<<<<

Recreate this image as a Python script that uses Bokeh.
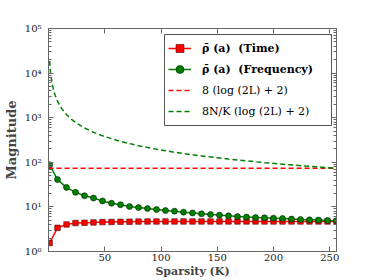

>>>>
<<<<

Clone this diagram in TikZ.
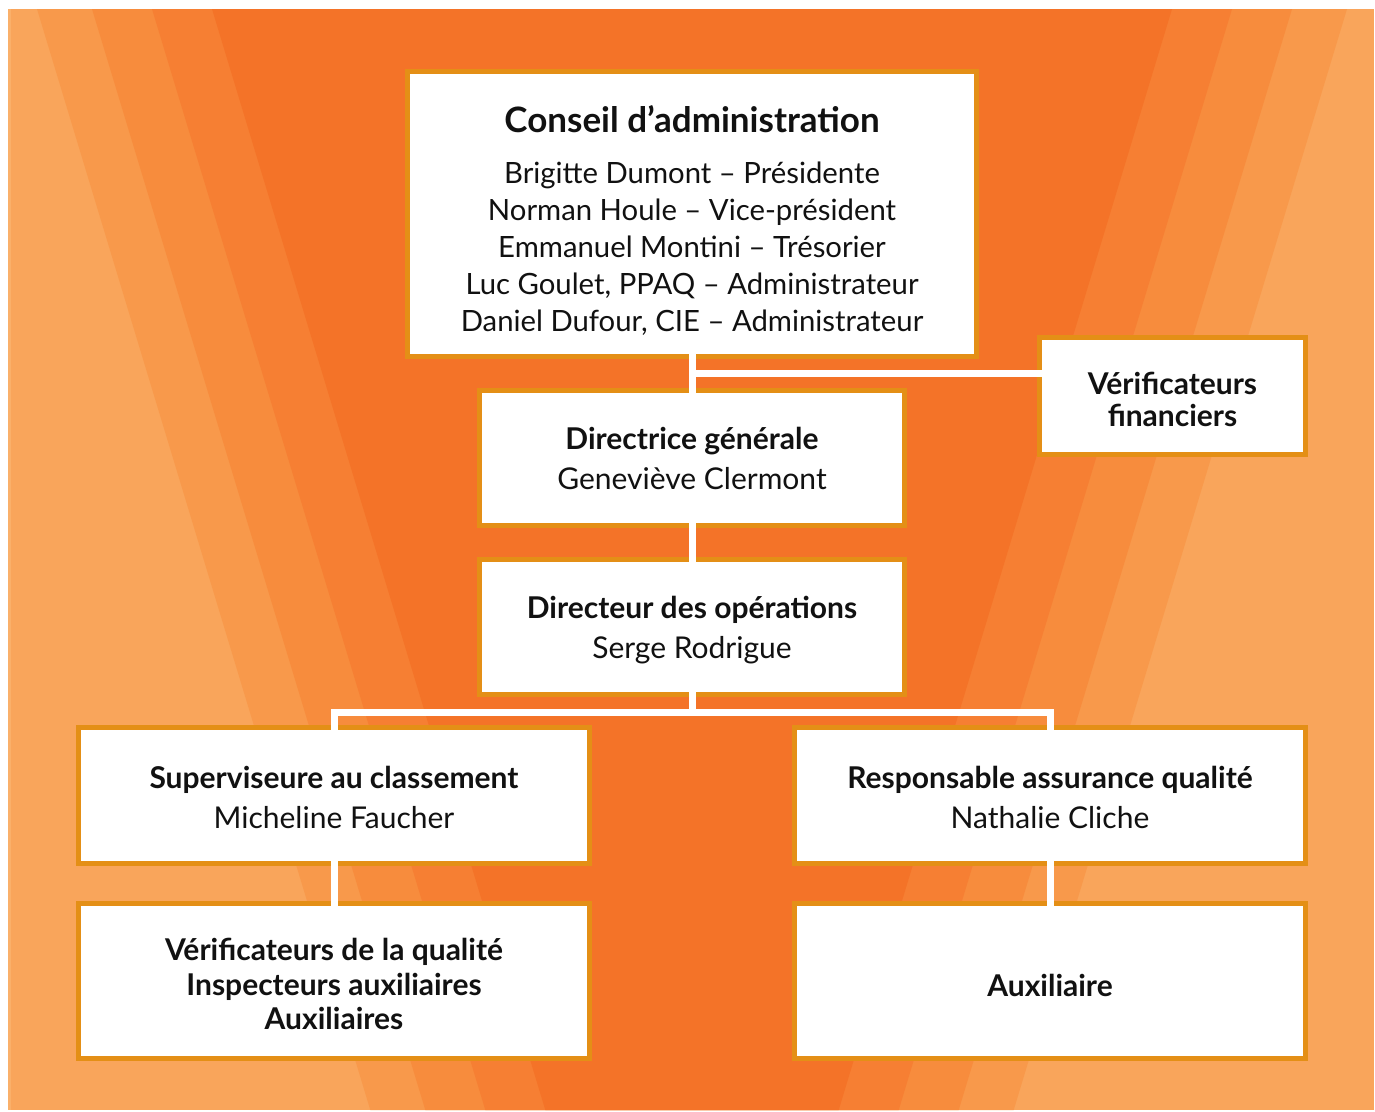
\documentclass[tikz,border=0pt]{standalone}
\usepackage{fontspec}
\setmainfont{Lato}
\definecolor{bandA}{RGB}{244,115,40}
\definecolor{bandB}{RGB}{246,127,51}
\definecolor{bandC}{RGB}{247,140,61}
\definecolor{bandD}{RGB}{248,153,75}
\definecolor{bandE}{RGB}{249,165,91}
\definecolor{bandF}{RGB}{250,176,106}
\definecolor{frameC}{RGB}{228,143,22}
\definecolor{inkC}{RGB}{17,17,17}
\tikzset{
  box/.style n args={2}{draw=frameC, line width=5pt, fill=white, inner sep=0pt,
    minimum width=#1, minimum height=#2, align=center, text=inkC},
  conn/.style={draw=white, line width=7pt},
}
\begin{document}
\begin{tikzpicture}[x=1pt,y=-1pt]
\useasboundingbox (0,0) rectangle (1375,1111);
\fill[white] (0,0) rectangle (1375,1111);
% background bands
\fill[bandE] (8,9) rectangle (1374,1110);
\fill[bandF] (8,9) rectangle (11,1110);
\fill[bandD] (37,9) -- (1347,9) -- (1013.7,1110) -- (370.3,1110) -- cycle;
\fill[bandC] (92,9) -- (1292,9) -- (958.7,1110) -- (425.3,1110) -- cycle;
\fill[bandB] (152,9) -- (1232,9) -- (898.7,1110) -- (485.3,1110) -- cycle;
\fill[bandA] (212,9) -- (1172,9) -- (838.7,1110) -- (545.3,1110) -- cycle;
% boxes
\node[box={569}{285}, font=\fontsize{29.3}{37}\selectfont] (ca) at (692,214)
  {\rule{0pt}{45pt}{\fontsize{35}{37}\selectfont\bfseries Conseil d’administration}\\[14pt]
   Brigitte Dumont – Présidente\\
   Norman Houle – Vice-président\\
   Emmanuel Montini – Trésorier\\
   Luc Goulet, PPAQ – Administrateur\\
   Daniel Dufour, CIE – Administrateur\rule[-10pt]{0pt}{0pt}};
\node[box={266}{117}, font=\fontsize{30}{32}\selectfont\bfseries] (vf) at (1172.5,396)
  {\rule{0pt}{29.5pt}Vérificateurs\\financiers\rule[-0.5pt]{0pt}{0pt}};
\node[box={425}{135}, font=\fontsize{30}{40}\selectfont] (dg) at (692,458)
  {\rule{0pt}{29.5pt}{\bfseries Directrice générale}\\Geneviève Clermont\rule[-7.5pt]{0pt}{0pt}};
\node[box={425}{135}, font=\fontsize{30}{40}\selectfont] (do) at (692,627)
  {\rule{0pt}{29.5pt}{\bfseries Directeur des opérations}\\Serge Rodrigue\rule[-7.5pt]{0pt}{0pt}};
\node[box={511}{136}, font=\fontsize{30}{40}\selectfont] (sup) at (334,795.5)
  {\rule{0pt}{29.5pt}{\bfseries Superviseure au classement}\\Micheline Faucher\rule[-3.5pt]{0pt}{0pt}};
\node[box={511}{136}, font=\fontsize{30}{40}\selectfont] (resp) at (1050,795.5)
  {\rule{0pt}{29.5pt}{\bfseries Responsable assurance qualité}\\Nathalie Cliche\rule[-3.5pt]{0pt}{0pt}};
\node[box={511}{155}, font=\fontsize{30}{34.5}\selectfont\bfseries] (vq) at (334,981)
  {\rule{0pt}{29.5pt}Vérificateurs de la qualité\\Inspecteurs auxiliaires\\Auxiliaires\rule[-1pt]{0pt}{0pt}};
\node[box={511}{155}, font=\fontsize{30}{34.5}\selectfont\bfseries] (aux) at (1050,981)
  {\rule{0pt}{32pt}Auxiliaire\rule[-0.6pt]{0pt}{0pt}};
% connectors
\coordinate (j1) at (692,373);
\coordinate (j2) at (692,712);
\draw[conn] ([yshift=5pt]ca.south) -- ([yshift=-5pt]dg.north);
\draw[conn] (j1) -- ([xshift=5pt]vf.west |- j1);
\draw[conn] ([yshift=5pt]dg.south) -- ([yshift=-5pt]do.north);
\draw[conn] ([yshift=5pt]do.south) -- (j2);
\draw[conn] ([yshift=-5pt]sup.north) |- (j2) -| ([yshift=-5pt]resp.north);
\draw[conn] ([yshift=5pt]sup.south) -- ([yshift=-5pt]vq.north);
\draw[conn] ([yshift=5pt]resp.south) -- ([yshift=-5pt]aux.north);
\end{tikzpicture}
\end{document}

>>>>
<<<<

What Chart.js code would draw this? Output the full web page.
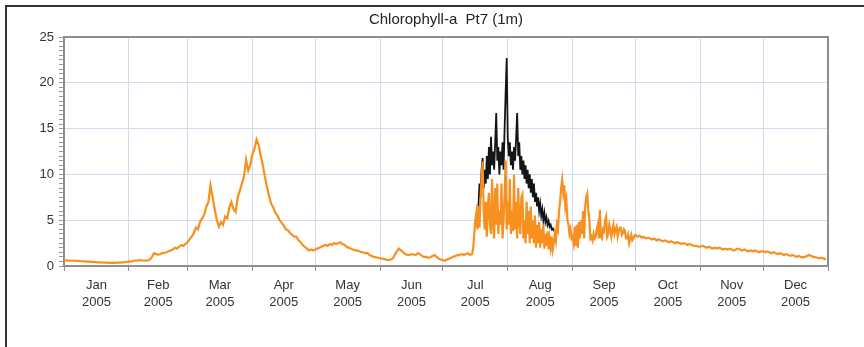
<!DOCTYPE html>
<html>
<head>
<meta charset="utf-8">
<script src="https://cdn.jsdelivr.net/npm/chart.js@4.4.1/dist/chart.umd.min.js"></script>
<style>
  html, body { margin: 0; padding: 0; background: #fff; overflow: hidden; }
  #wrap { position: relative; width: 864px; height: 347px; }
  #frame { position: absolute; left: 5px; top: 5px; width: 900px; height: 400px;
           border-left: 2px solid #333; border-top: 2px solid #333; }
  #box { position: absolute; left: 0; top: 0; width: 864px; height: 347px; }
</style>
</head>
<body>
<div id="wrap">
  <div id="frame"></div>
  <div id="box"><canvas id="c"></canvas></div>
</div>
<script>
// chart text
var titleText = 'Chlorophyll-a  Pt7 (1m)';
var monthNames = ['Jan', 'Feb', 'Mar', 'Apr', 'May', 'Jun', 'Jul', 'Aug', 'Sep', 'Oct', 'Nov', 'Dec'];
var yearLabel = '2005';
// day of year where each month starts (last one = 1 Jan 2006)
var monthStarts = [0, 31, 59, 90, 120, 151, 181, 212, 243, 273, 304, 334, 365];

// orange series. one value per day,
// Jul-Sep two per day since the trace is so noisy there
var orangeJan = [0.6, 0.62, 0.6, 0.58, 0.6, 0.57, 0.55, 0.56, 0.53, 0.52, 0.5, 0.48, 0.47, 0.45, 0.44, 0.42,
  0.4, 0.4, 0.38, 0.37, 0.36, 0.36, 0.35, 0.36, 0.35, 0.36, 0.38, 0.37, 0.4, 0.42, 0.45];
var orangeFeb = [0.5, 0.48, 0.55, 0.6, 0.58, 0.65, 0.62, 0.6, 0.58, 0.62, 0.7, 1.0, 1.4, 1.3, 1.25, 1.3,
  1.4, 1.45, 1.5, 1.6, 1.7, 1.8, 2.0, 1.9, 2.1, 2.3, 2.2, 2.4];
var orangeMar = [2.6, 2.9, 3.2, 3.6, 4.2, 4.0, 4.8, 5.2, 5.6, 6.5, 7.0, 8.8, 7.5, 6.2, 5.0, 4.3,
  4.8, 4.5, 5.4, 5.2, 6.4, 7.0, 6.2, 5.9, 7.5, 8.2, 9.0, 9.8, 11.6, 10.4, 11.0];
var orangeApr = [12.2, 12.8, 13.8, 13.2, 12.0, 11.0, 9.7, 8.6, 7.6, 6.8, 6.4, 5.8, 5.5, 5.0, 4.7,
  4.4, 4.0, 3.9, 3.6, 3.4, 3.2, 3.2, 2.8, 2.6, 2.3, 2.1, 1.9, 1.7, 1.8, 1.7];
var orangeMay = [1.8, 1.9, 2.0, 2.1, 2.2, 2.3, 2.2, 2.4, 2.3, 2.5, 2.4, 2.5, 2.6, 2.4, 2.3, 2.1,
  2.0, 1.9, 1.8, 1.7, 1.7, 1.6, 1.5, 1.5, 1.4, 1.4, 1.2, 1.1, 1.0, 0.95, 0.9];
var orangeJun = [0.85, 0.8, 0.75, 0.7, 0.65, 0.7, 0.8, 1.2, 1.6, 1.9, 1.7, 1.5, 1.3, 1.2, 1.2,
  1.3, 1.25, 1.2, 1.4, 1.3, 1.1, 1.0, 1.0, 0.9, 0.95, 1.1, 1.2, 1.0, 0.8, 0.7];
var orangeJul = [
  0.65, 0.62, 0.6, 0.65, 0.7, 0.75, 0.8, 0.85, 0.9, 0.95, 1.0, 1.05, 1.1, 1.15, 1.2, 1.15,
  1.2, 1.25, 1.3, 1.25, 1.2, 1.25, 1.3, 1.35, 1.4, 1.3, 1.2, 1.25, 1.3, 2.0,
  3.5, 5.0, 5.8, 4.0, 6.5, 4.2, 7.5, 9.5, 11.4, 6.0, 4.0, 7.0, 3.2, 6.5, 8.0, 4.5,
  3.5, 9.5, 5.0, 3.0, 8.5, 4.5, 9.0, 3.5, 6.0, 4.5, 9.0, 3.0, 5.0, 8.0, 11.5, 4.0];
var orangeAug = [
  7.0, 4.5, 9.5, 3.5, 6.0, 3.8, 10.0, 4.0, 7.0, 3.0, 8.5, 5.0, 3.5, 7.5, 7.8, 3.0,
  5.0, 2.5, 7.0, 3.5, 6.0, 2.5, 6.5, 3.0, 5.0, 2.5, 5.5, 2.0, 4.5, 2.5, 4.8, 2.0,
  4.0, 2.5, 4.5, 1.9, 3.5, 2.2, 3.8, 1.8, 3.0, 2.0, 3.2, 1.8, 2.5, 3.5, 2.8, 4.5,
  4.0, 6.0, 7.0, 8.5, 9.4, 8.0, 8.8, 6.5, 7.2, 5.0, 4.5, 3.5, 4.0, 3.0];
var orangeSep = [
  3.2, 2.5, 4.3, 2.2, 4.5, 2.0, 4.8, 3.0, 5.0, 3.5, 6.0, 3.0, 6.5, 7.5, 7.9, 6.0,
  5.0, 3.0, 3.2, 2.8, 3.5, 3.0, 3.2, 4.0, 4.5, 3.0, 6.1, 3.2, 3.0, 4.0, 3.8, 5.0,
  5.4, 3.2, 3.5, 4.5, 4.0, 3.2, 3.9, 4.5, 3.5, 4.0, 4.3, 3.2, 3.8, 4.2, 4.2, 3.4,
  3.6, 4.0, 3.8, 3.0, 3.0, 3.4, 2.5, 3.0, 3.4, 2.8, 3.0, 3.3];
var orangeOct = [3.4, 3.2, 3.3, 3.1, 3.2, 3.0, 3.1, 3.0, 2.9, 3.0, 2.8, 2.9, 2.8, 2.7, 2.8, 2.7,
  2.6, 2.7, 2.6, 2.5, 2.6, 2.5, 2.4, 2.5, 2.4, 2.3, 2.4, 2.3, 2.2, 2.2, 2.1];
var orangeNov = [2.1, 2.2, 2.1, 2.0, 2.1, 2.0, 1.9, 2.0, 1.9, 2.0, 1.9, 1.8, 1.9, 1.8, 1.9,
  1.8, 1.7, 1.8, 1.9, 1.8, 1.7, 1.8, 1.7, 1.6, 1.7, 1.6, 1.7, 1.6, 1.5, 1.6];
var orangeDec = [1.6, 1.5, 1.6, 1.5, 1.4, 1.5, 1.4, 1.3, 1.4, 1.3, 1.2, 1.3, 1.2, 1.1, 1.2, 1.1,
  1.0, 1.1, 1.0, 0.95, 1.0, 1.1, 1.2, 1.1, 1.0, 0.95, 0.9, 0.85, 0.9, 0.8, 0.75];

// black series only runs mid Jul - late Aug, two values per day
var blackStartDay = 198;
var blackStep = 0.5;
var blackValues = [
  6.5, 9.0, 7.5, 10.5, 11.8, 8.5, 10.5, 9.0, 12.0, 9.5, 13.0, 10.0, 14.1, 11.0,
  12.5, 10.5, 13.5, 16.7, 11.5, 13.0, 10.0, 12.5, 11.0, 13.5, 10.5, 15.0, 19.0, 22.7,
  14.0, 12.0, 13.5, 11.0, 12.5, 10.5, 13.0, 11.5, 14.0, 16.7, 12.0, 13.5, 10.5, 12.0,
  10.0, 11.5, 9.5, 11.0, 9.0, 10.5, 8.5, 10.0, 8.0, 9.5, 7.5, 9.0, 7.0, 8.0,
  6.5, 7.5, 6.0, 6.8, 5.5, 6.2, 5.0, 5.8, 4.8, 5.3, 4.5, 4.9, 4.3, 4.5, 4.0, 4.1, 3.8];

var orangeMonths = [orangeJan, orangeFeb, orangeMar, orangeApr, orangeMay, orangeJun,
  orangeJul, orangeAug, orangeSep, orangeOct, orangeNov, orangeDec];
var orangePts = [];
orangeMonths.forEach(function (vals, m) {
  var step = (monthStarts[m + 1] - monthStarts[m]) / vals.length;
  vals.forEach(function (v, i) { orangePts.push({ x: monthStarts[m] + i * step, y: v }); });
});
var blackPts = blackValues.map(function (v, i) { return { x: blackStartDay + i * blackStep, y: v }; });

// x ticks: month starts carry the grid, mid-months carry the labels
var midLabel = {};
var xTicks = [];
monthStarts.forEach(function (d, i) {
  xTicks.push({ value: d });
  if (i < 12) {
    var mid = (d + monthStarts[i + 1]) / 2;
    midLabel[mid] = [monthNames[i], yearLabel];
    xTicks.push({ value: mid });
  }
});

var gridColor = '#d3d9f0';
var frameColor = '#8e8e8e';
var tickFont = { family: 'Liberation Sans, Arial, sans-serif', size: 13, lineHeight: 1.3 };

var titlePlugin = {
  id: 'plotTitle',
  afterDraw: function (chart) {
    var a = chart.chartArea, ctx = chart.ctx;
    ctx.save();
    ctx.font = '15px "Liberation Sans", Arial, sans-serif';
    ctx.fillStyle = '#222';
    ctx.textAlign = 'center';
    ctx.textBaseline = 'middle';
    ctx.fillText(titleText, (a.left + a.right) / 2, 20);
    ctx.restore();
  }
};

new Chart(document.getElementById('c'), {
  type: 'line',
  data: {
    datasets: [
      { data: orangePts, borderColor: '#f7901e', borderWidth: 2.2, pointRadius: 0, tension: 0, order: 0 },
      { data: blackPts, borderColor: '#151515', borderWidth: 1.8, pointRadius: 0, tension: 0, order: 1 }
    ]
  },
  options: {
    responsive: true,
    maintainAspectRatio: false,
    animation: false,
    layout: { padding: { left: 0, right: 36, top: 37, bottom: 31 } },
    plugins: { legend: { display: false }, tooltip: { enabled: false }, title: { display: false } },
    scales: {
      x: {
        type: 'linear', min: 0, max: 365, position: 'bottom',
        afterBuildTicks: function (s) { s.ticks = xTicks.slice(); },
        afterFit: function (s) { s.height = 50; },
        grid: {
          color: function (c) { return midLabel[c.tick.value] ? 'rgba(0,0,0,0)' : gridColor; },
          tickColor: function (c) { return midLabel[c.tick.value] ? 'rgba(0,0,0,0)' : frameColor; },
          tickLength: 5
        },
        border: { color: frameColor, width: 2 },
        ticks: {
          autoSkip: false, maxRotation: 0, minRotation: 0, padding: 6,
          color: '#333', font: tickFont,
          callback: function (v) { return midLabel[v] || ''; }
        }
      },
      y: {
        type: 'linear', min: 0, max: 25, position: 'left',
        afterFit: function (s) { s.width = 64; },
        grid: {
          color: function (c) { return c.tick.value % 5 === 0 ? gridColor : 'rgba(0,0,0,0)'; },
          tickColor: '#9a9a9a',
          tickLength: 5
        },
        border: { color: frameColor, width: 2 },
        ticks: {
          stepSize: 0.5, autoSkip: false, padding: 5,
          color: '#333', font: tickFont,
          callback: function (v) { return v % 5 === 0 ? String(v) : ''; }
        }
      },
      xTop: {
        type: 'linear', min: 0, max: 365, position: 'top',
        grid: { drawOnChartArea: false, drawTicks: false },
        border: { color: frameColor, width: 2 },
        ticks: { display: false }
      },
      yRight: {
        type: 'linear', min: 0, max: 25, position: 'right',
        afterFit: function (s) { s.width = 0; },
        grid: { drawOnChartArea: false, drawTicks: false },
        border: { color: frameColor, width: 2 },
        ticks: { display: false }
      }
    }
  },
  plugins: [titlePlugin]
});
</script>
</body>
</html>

>>>>

**PROBLEM TO WORK ON:** Using the listing above, repeat word for word each line from the one with "What Chart.js code" down to the one with "304, 334, 365];", both included. Omit all pictures.

**RESULT:**
What Chart.js code would draw this? Output the full web page.
<!DOCTYPE html>
<html>
<head>
<meta charset="utf-8">
<script src="https://cdn.jsdelivr.net/npm/chart.js@4.4.1/dist/chart.umd.min.js"></script>
<style>
  html, body { margin: 0; padding: 0; background: #fff; overflow: hidden; }
  #wrap { position: relative; width: 864px; height: 347px; }
  #frame { position: absolute; left: 5px; top: 5px; width: 900px; height: 400px;
           border-left: 2px solid #333; border-top: 2px solid #333; }
  #box { position: absolute; left: 0; top: 0; width: 864px; height: 347px; }
</style>
</head>
<body>
<div id="wrap">
  <div id="frame"></div>
  <div id="box"><canvas id="c"></canvas></div>
</div>
<script>
// chart text
var titleText = 'Chlorophyll-a  Pt7 (1m)';
var monthNames = ['Jan', 'Feb', 'Mar', 'Apr', 'May', 'Jun', 'Jul', 'Aug', 'Sep', 'Oct', 'Nov', 'Dec'];
var yearLabel = '2005';
// day of year where each month starts (last one = 1 Jan 2006)
var monthStarts = [0, 31, 59, 90, 120, 151, 181, 212, 243, 273, 304, 334, 365];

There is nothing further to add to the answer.